Roman Catholic cathedral in Wales

The Cathedral Church of Our Lady of Sorrows, also known as St Mary's Cathedral (Eglwys Gadeiriol y Santes Fair) or Wrexham Cathedral, is a Roman Catholic cathedral in Wrexham, Wales. It is the seat of the Bishop of Wrexham, and mother church of the Roman Catholic Diocese of Wrexham (founded in 1987).

==History==
The cathedral was originally built as a parish church in 1857. Its architect, Edward Welby Pugin, adopted a 14th-century Decorated Gothic style. The church replaced an earlier chapel, located in King Street, which by the 1850s was deemed insufficient for the growing congregation, and finance was provided by a local industrialist. Further additions to satisfy a still-growing congregation were made in the mid-20th century, in the form of the cloister and side chapel.

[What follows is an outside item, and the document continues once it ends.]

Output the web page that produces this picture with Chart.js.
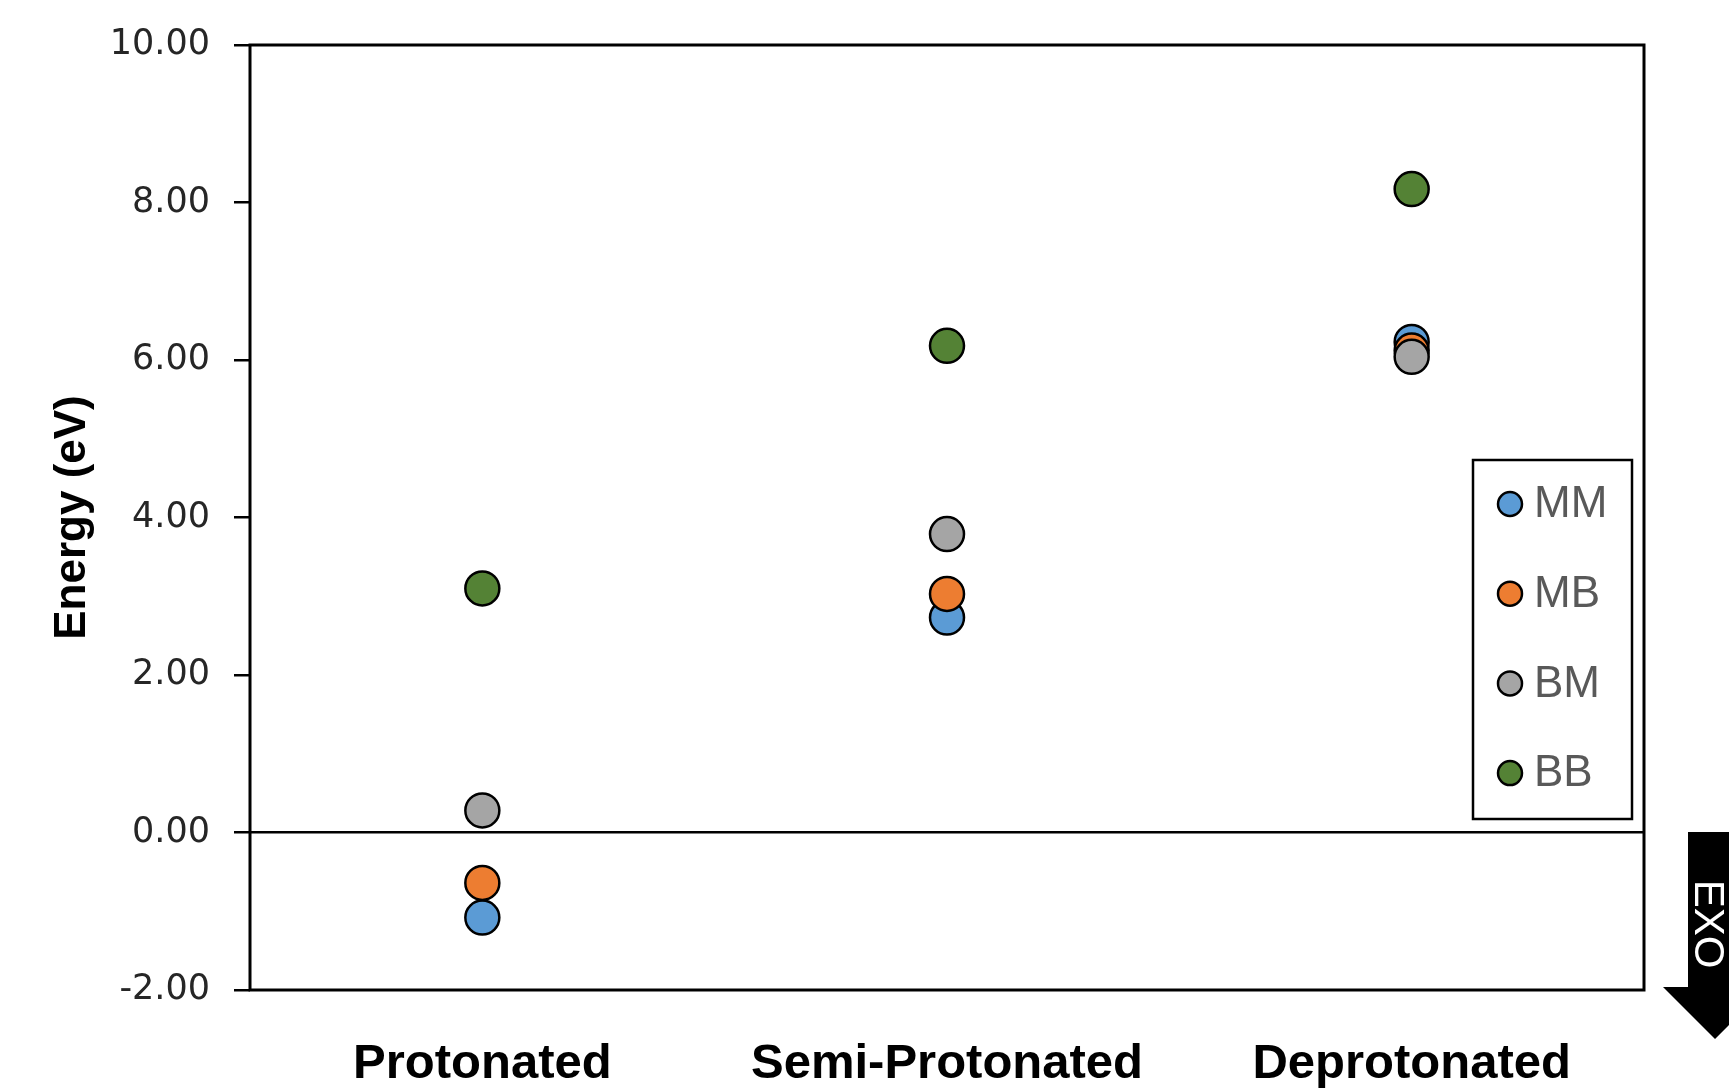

The church was designated a pro-cathedral in 1898 upon the establishment of the Roman Catholic Diocese of Menevia. It was consecrated on 7 November 1907.

==The cathedral today==

Wrexham Cathedral is now a Grade II listed building.

==Notable memorials==
- Plaque to Flight Lieutenant David Lord (killed 1944), Victoria Cross recipient at Battle of Arnhem.